The CDP has very definite ideas about what steps I should be taking and when I get too creative, he/she/it reminds me that I'm not in charge. What the CDP seems to uphold as far as my initiative is duty-driven activity. If I'm doing duty or, even better, double-duty - then voila there's a yellow brick road and I can sashay or rhumba or cha cha  to my heart's delight.

But when I set off on some little side trip, we've got trouble - a la the aforementioned smackdown.
The smackdown itself is a curious, unfathomable thing.
I don't get hurt. Not really. I just get neutralized. I get a 'game over' screen and I'm right back where I started. The music just stops.  Its like you roll the dice and draw the card that says: Go to jail, go directly to jail... When the new game screen comes up, I usually hit the 'duty' button in a hurry.
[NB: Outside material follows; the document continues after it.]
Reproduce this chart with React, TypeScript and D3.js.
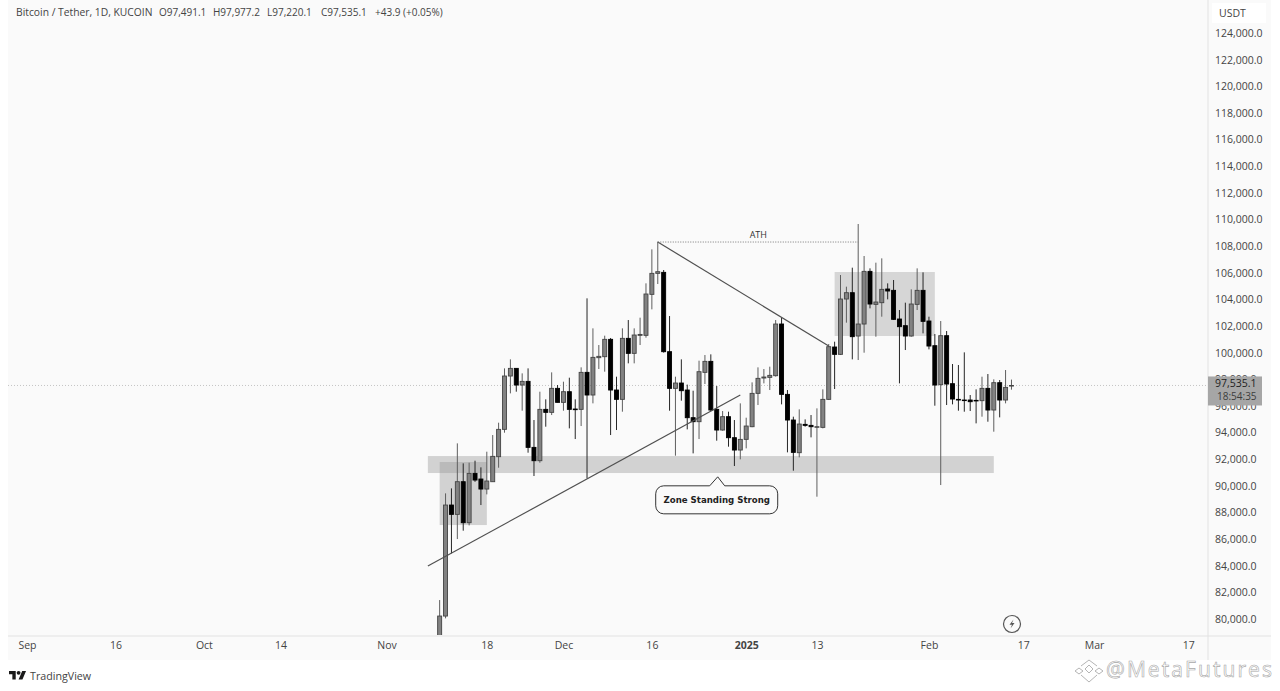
import * as d3 from "d3";
import React, { useEffect, useRef } from "react";

// daily candles, Nov 10 2024 -> Feb 15 2025
const firstCandle = new Date(Date.UTC(2024, 10, 10));
const opens = [
  77200, 80222, 88557, 87856, 90309, 87230, 90935, 90510, 89758, 90309, 92187, 94239, 98244, 98819, 97568, 97843,
  92887, 91886, 95741, 95516, 97318, 96266, 97067, 95766, 95741, 98520, 96818, 99621, 99696, 100998, 97193, 96492,
  101073, 99946, 101298, 101298, 104376, 105953, 106028, 100071, 97318, 97718, 97193, 95115, 94815, 98519, 99345,
  95741, 94189, 95191, 93613, 92687, 93488, 94439, 96942, 98094, 98144, 98269, 102149, 96867, 94940, 92487, 94614,
  94539, 94414, 94389, 96492, 100422, 99871, 104026, 104501, 101248, 102149, 106103, 103625, 103750, 104777, 104677,
  102524, 102024, 101248, 103625, 104677, 102374, 100521, 97593, 101272, 97668, 96492, 96442, 96442, 96417, 96392,
  97318, 95691, 97743, 96442, 97491,
];
const highs = [
  81423, 89433, 89808, 93188, 91686, 91736, 91886, 91386, 92562, 93813, 94740, 98819, 99495, 98819, 98444, 98819,
  94940, 97067, 96492, 98519, 97568, 97818, 98119, 96492, 98895, 104077, 101824, 100572, 101273, 101100, 98194,
  101824, 102449, 101824, 102625, 105203, 107755, 108331, 106204, 102749, 98194, 99496, 97600, 97142, 99395, 99821,
  99871, 97493, 95616, 95566, 94940, 96192, 95115, 97768, 98895, 98769, 98945, 102449, 102624, 97193, 95191, 95741,
  94990, 95316, 95816, 97243, 100647, 100822, 105828, 104952, 106379, 109658, 107255, 106329, 106754, 107079, 105202,
  105453, 103200, 103751, 104752, 106329, 106028, 102699, 101398, 102374, 101623, 99145, 99070, 100021, 96817, 97243,
  98194, 98394, 97994, 97944, 98694, 97977,
];
const lows = [
  76900, 80047, 84928, 86004, 86630, 87030, 90300, 88557, 89358, 90300, 91360, 93989, 96942, 97067, 95641, 92487,
  90735, 91736, 94439, 95315, 96266, 95641, 94314, 93513, 94489, 90560, 96192, 98770, 98570, 93813, 94189, 95566,
  99196, 99196, 100572, 101123, 103250, 105152, 100000, 95641, 92262, 96392, 94239, 92437, 93513, 97643, 95600, 93388,
  94139, 92938, 91486, 91987, 92812, 94400, 96066, 97693, 97193, 98200, 96116, 92512, 91135, 92137, 94439, 93638,
  89183, 94314, 96442, 97268, 99821, 102249, 99495, 99445, 99996, 103325, 101197, 102699, 104001, 102450, 97693,
  100196, 101197, 103200, 101448, 100246, 96016, 90059, 96066, 96116, 95641, 95566, 95616, 94689, 95191, 94814, 94064,
  95140, 96192, 97220,
];
const closes = [
  80222, 88557, 87856, 90309, 87230, 90935, 90434, 89758, 90360, 92212, 94239, 98244, 98819, 97568, 97843, 92887,
  91886, 95741, 95516, 97318, 96266, 97067, 95741, 95716, 98519, 96818, 99646, 99721, 100998, 97193, 96492, 101073,
  99946, 101323, 101368, 104402, 105953, 106078, 100071, 97318, 97718, 97142, 95115, 94815, 98569, 99345, 95691,
  94189, 95191, 93613, 92687, 93488, 94489, 96942, 98069, 98169, 98294, 102149, 96867, 94940, 92512, 94639, 94539,
  94439, 94439, 96492, 100447, 99871, 104026, 104501, 101198, 102149, 106103, 103650, 103800, 104752, 104627, 102499,
  101949, 101248, 103650, 104677, 102349, 100496, 97568, 101272, 97643, 96517, 96442, 96417, 96316, 96392, 97318,
  95691, 97743, 96442, 97393, 97535,
];

const priceTicks = d3.range(80000, 124001, 2000);
const timeTicks = [
  [2024, 8, 1, "Sep"], [2024, 8, 16, "16"], [2024, 9, 1, "Oct"], [2024, 9, 14, "14"], [2024, 10, 1, "Nov"],
  [2024, 10, 18, "18"], [2024, 11, 1, "Dec"], [2024, 11, 16, "16"], [2025, 0, 1, "2025"], [2025, 0, 13, "13"],
  [2025, 1, 1, "Feb"], [2025, 1, 17, "17"], [2025, 2, 1, "Mar"], [2025, 2, 17, "17"],
] as [number, number, number, string][];

const lastPrice = 97535.1;
const headerLabels = ["Bitcoin / Tether, 1D, KUCOIN", "O97,491.1", "H97,977.2", "L97,220.1", "C97,535.1", "+43.9 (+0.05%)"];

const FONT = "'Open Sans', 'DejaVu Sans', sans-serif";
const day = (y: number, m: number, d: number) => new Date(Date.UTC(y, m, d));

const App = () => {
  const svgRef = useRef<SVGSVGElement>(null);

  useEffect(() => {
    const svg = d3.select(svgRef.current);
    svg.selectAll("*").remove();

    const x = d3.scaleUtc().domain([day(2024, 8, 1), day(2025, 2, 1)]).range([27, 1094]);
    const y = d3.scaleLinear().domain([80000, 124000]).range([619, 33]);

    // panels
    svg.append("rect").attr("width", 1280).attr("height", 691).attr("fill", "#ffffff");
    svg.append("rect").attr("x", 8).attr("y", 0).attr("width", 1263).attr("height", 660).attr("fill", "#fafafa");

    svg.append("defs").append("clipPath").attr("id", "plot")
      .append("rect").attr("x", 8).attr("y", 0).attr("width", 1200).attr("height", 635);

    const plot = svg.append("g").attr("clip-path", "url(#plot)");

    // last price line
    plot.append("line")
      .attr("x1", 8).attr("x2", 1208)
      .attr("y1", y(lastPrice)).attr("y2", y(lastPrice))
      .attr("stroke", "#c4c4c4").attr("stroke-dasharray", "1 2");

    // zones
    const zones: [Date, Date, number, number, string][] = [
      [day(2024, 10, 8), day(2025, 1, 12), 92234, 90960, "#d2d2d2"],
      [day(2024, 10, 10), day(2024, 10, 18), 91786, 87056, "rgba(150,150,150,0.4)"],
      [day(2025, 0, 16), day(2025, 1, 2), 106054, 101248, "#d6d6d6"],
    ];
    zones.forEach(([a, b, top, bottom, fill]) => {
      plot.append("rect")
        .attr("x", x(a)).attr("width", x(b) - x(a))
        .attr("y", y(top)).attr("height", y(bottom) - y(top))
        .attr("fill", fill);
    });

    // candles
    const candles = opens.map((o, i) => ({
      date: d3.utcDay.offset(firstCandle, i),
      o,
      h: highs[i],
      l: lows[i],
      c: closes[i],
    }));

    const candle = plot.selectAll("g.candle").data(candles).enter().append("g").attr("class", "candle");
    candle.append("line")
      .attr("x1", (d) => x(d.date)).attr("x2", (d) => x(d.date))
      .attr("y1", (d) => y(d.h)).attr("y2", (d) => y(d.l))
      .attr("stroke", (d) => (d.c >= d.o ? "#5e5e5e" : "#262626"))
      .attr("stroke-width", 1);
    candle.append("rect")
      .attr("x", (d) => x(d.date) - 2)
      .attr("width", 4)
      .attr("y", (d) => y(Math.max(d.o, d.c)))
      .attr("height", (d) => Math.max(0.6, Math.abs(y(d.o) - y(d.c))))
      .attr("fill", (d) => (d.c >= d.o ? "#828282" : "#000000"))
      .attr("stroke", (d) => (d.c >= d.o ? "#444444" : "#000000"))
      .attr("stroke-width", 0.9);

    // trend lines
    const trend = d3.line<[Date, number]>().x((d) => x(d[0])).y((d) => y(d[1]));
    const trendLines: [Date, number][][] = [
      [[day(2024, 10, 8), 83976], [day(2024, 11, 31), 96817]],
      [[day(2024, 11, 17), 108306], [day(2025, 0, 15), 100497]],
    ];
    trendLines.forEach((pts) => {
      plot.append("path").attr("d", trend(pts)).attr("fill", "none").attr("stroke", "#505050").attr("stroke-width", 1.2);
    });
    plot.append("path")
      .attr("d", trend([[day(2024, 11, 17), 108306], [day(2025, 0, 20), 108306]]))
      .attr("fill", "none").attr("stroke", "#777777").attr("stroke-dasharray", "1 1.5");
    plot.append("text")
      .attr("x", x(day(2024, 11, 31)) + 18).attr("y", y(108306) - 4)
      .attr("text-anchor", "middle").attr("font-family", FONT).attr("font-size", 9).attr("fill", "#333")
      .text("ATH");

    // callout
    const cx = x(day(2024, 11, 27)) + 1;
    const cy = y(90000);
    const callout = svg.append("g").attr("transform", `translate(${cx},${cy})`);
    callout.append("path")
      .attr("d", "M-54,0 H-8 L0,-9 L7,0 H52 a8,8 0 0 1 8,8 V20 a8,8 0 0 1 -8,8 H-54 a8,8 0 0 1 -8,-8 V8 a8,8 0 0 1 8,-8 Z")
      .attr("fill", "#fafafa").attr("stroke", "#333").attr("stroke-width", 1);
    callout.append("text")
      .attr("x", -1).attr("y", 17.5)
      .attr("text-anchor", "middle").attr("font-family", "'DejaVu Sans', sans-serif").attr("font-weight", 700)
      .attr("font-size", 8.6).attr("fill", "#222")
      .text("Zone Standing Strong");

    // lightning badge
    const badge = svg.append("g").attr("transform", "translate(1012,624)");
    badge.append("circle").attr("r", 8.5).attr("fill", "none").attr("stroke", "#555").attr("stroke-width", 1.2);
    badge.append("path").attr("d", "M1.5,-4.5 L-2.5,0.8 H0 L-1.5,4.5 L2.5,-1 H0 Z").attr("fill", "#555");

    // price axis
    const yAxis = svg.append("g").attr("transform", "translate(1208,0)")
      .call(d3.axisRight(y).tickValues(priceTicks).tickSize(0).tickPadding(7)
        .tickFormat((d) => d3.format(",.1f")(d as number)));
    yAxis.select(".domain").attr("stroke", "#e2e2e2").attr("d", "M0,0 V660");
    yAxis.selectAll("text").attr("font-family", FONT).attr("font-size", 10.5).attr("fill", "#444");

    // time axis
    const xAxis = svg.append("g").attr("transform", "translate(0,636)")
      .call(d3.axisBottom(x)
        .tickValues(timeTicks.map((t) => day(t[0], t[1], t[2])))
        .tickSize(0).tickPadding(6)
        .tickFormat((_, i) => timeTicks[i][3]));
    xAxis.select(".domain").attr("stroke", "#e2e2e2").attr("d", "M8,0 H1271");
    xAxis.selectAll("text")
      .attr("font-family", FONT).attr("font-size", 10.5).attr("fill", "#444")
      .attr("font-weight", (_, i) => (timeTicks[i][3] === "2025" ? 700 : 400));

    // USDT box
    svg.append("rect").attr("x", 1212).attr("y", 3).attr("width", 54).attr("height", 20).attr("fill", "#ffffff");
    svg.append("text").attr("x", 1219).attr("y", 17).attr("font-family", FONT).attr("font-size", 10.5).attr("fill", "#444").text("USDT");

    // last price tag
    const tagTop = y(lastPrice) - 9;
    svg.append("rect").attr("x", 1208).attr("y", tagTop).attr("width", 54).attr("height", 29).attr("fill", "#a6a6a6");
    svg.append("text").attr("x", 1215).attr("y", tagTop + 11).attr("font-family", FONT).attr("font-size", 10.5).attr("fill", "#222")
      .text(d3.format(",.1f")(lastPrice));
    svg.append("text").attr("x", 1217).attr("y", tagTop + 24).attr("font-family", FONT).attr("font-size", 10).attr("fill", "#3c3c3c")
      .text("18:54:35");

    // header
    const headerX = [16, 159, 213, 267, 321, 375];
    headerLabels.forEach((t, i) => {
      svg.append("text").attr("x", headerX[i]).attr("y", 16)
        .attr("font-family", FONT).attr("font-size", i === 0 ? 10.3 : 10).attr("fill", "#444").text(t);
    });

    // footer logo
    const logo = svg.append("g").attr("transform", "translate(9,669) scale(0.48)").attr("fill", "#1a1a1a");
    logo.append("path").attr("d", "M14 22H7V11H0V4h14v18zM28 22h-8l7.5-18h8L28 22z");
    logo.append("circle").attr("cx", 20).attr("cy", 8).attr("r", 4);
    svg.append("text").attr("x", 30).attr("y", 680).attr("font-family", FONT).attr("font-size", 10.7).attr("fill", "#444").text("TradingView");

    // watermark
    const mark = svg.append("g").attr("transform", "translate(1089,671)").attr("fill", "none").attr("stroke", "#b5b5b5").attr("stroke-width", 1);
    mark.append("path").attr("d", "M-4,-2 L0,-6 L4,-2 L0,2 Z");
    mark.append("path").attr("d", "M-8,-5 L0,-11 L8,-5");
    mark.append("path").attr("d", "M-14,0 L-10,-3 L-6,0 L-10,3 Z M14,0 L10,-3 L6,0 L10,3 Z");
    mark.append("path").attr("d", "M-8,4 L0,11 L8,4");
    svg.append("text").attr("x", 1106).attr("y", 677)
      .attr("font-family", "'Open Sans', sans-serif").attr("font-size", 21)
      .attr("textLength", 166).attr("lengthAdjust", "spacing")
      .attr("fill", "#ffffff").attr("stroke", "#a8a8a8").attr("stroke-width", 0.6)
      .text("@MetaFutures");
  }, []);

  return <svg ref={svgRef} width={1280} height={691} style={{ position: "absolute", left: 0, top: 0 }}></svg>;
};

export default App;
My life hums along when I'm doing the big D which includes all the motherly, wifely, jobly, and gardenly things that I've signed up for - or that fall into my lap for my attention.

I have tried to change my life a few times: or add some things that I thought would enhance my life experience, but they've never stuck. Maybe through lack of will or perseverance, frustration, bad luck, bad timing or, sometimes via the good old smackdown - I've been 'delivered' from these 'distractions' from duty. Some examples of non-duty activities: the yoga kick I was on for 6 years, the poetry kick I was on for about 12 years, an outrageous plan to leave my family for 3 months and just be alone - these things, have come to naught. Or the pinnacles I imagined I'd reach, just weren't reached, or didn't exist, or were shrouded in cloud...or, who the hell knows.
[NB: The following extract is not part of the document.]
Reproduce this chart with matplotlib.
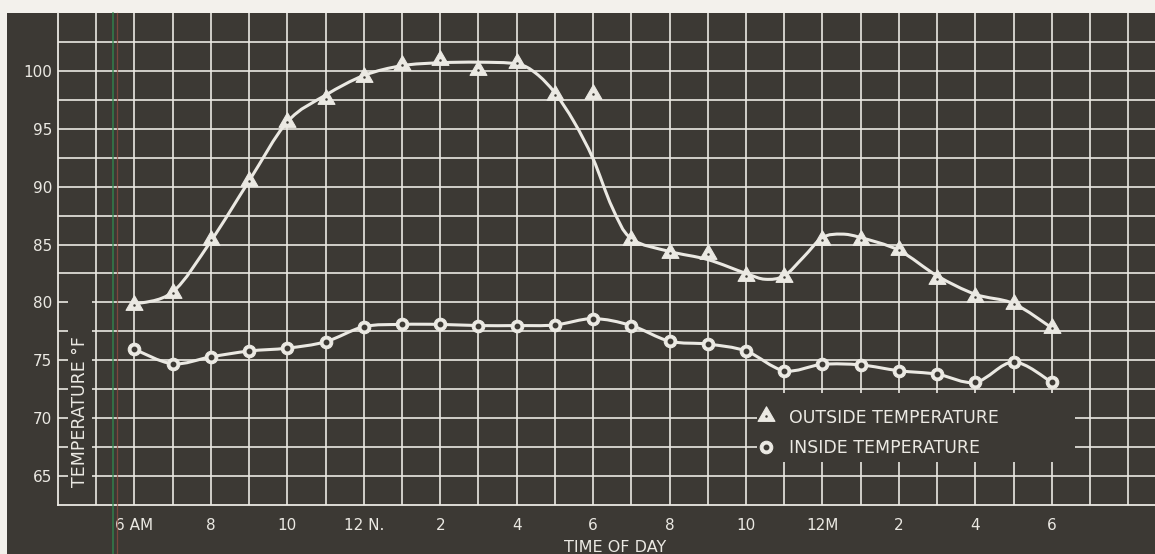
import matplotlib
matplotlib.use("Agg")
import matplotlib.pyplot as plt
import numpy as np
from matplotlib.lines import Line2D
from matplotlib.patches import PathPatch, Rectangle
from matplotlib.path import Path
from matplotlib.legend_handler import HandlerTuple

BG = "#3c3934"
INK = "#ebe9e3"

# hours after 6 AM
hours = list(range(25))
outside = [79.8, 80.8, 85.35, 90.5, 95.55, 97.6, 99.45, 100.5, 100.9, 100.1,
           100.7, 97.9, 98.0, 85.4, 84.3, 84.2, 82.3, 82.2, 85.4, 85.4,
           84.5, 82.0, 80.45, 79.85, 77.8]
inside = [75.95, 74.7, 75.3, 75.8, 76.05, 76.6, 77.9, 78.1, 78.1, 78.0,
          78.0, 78.05, 78.6, 78.0, 76.65, 76.4, 75.8, 74.1, 74.65, 74.6,
          74.1, 73.8, 73.1, 74.85, 73.1]

# hand-drawn trend line through the outside readings
curve_hours = [0, 1, 2, 3, 4, 5, 6, 7, 8, 9, 10, 10.5, 11, 11.5, 12,
               12.5, 13, 14, 15, 16, 16.5, 17, 17.5, 18, 18.5, 19, 20, 21,
               22, 23, 24]
curve_outside = [79.85, 80.9, 85.3, 90.5, 95.6, 97.9, 99.6, 100.45, 100.7,
                 100.75, 100.6, 99.8, 98.1, 95.6, 92.4, 88.2, 85.5,
                 84.4, 83.7, 82.5, 82.0, 82.3, 83.9, 85.6, 85.9, 85.6, 84.5,
                 82.3, 80.7, 79.9, 77.8]

x_tick_hours = [0, 2, 4, 6, 8, 10, 12, 14, 16, 18, 20, 22, 24]
x_tick_labels = ["6 AM", "8", "10", "12 N.", "2", "4", "6", "8", "10",
                 "12M", "2", "4", "6"]
y_ticks = [65, 70, 75, 80, 85, 90, 95, 100]


def smooth_path(xs, ys):
    # catmull-rom through the points, drawn as cubic bezier segments
    pts = np.column_stack([xs, ys]).astype(float)
    ext = np.vstack([pts[0], pts, pts[-1]])
    verts = [pts[0]]
    codes = [Path.MOVETO]
    for i in range(len(pts) - 1):
        p0, p1, p2, p3 = ext[i], ext[i + 1], ext[i + 2], ext[i + 3]
        verts += [p1 + (p2 - p0) / 6, p2 - (p3 - p1) / 6, p2]
        codes += [Path.CURVE4] * 3
    return Path(verts, codes)


def main():
    W, H = 1155, 554
    fig = plt.figure(figsize=(W / 100, H / 100), dpi=100)
    fig.patch.set_facecolor("#f3f1ec")
    fig.patches.append(Rectangle((7 / W, 0), 1 - 7 / W, 1 - 13 / H,
                                 transform=fig.transFigure, facecolor=BG,
                                 edgecolor="none", zorder=-1))

    ax = fig.add_axes([58 / W, 1 - 505 / H, 1 - 58 / W, (505 - 13) / H])
    ax.patch.set_visible(False)
    ax.set_xlim(-2, 26.7)
    ax.set_ylim(62.5, 105)

    ax.set_xticks(x_tick_hours)
    ax.set_xticklabels(x_tick_labels)
    ax.set_xticks(np.arange(-1, 27), minor=True)
    ax.set_yticks(y_ticks)
    ax.set_yticks(np.arange(65, 103, 2.5), minor=True)
    ax.grid(which="both", color=INK, linewidth=1.2)
    ax.tick_params(which="both", length=0, colors=INK, labelsize=11)
    ax.tick_params(axis="x", pad=9)
    ax.tick_params(axis="y", pad=4)
    for side in ["top", "right"]:
        ax.spines[side].set_visible(False)
    for side in ["left", "bottom"]:
        ax.spines[side].set_color(INK)
        ax.spines[side].set_linewidth(1.3)

    # blank panels behind the y label and the legend
    ax.add_patch(Rectangle((-1.74, 62.9), 0.64, 17.7, facecolor=BG,
                           edgecolor="none", zorder=1.8))
    ax.add_patch(Rectangle((16.28, 66.2), 8.32, 6.0, facecolor=BG,
                           edgecolor="none", zorder=1.8))
    ax.text(-1.43, 70.6, "TEMPERATURE °F", rotation=90, ha="center",
            va="center", color=INK, fontsize=12.5, zorder=3)

    ax.add_patch(PathPatch(smooth_path(curve_hours, curve_outside),
                           facecolor="none", edgecolor=INK, lw=2.2,
                           zorder=3))
    ax.add_patch(PathPatch(smooth_path(hours, inside), facecolor="none",
                           edgecolor=INK, lw=2.2, zorder=3))

    tri = Path([(0, 1), (-0.87, -0.5), (0.87, -0.5), (0, 1)],
               [Path.MOVETO, Path.LINETO, Path.LINETO, Path.CLOSEPOLY])
    t_mark, = ax.plot(hours, outside, ls="none", marker=tri, ms=14,
                      mfc=INK, mec=INK, mew=0.8, zorder=4)
    t_dot, = ax.plot(hours, outside, ls="none", marker="o", ms=1.8,
                     mfc=BG, mec=BG, mew=0, zorder=5)
    c_mark, = ax.plot(hours, inside, ls="none", marker="o", ms=9,
                      mfc=INK, mec=INK, mew=0.8, zorder=4)
    c_dot, = ax.plot(hours, inside, ls="none", marker="o", ms=3.2,
                     mfc=BG, mec=BG, zorder=5)

    ax.legend([(t_mark, t_dot), (c_mark, c_dot)],
              ["OUTSIDE TEMPERATURE", "INSIDE TEMPERATURE"],
              handler_map={tuple: HandlerTuple(ndivide=1)},
              loc="center left", bbox_to_anchor=(16.28, 68.75),
              bbox_transform=ax.transData, frameon=False, fontsize=12.5,
              handlelength=1.1, handletextpad=0.75, labelspacing=0.7,
              borderpad=0, borderaxespad=0, labelcolor=INK)

    fig.text(615 / W, 1 - 548 / H, "TIME OF DAY", ha="center", va="center",
             color=INK, fontsize=11.5)

    # registration marks from the scan
    fig.add_artist(Line2D([113 / W, 113 / W], [0, 1 - 13 / H],
                          color="#2f8a4e", lw=1.2, alpha=0.8))
    fig.add_artist(Line2D([117 / W, 117 / W], [0, 1 - 13 / H],
                          color="#8c4b3f", lw=0.9, alpha=0.8))

    fig.savefig("out.png", dpi=100, facecolor=fig.get_facecolor())


if __name__ == "__main__":
    main()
There is a sense of resignation at this point - that nothing outside of certain parameters will be supported or condoned by my CDP. So, making lemonade, I reason that its for the best, that I'm probably being protected from unseen and unknown dangers, that my duty is my destiny, so why fight it?
It's a good life all told, and I am happy when I view it as such, though sometimes it just doesn't feel like mine. So, if I want smooth sailing I say: Give me duty or give me death!        But on the inside its more like a rumble from the belly of the Amistad: Give us frickin' free.

1 comment:

  1. If its there's a "Game Over" sceen then bunches of people are getting this thrown at them daily. They don't even past Level 1...some make it to Level 2. Why? Who knows, maybe they believe they can? May they have a higher tolerance for pain?

    Got a bunch of bruises myself from the "Smackdown"..ain't easy & ain't simple. But I'm not giving up, 'cause I'm never satisfied.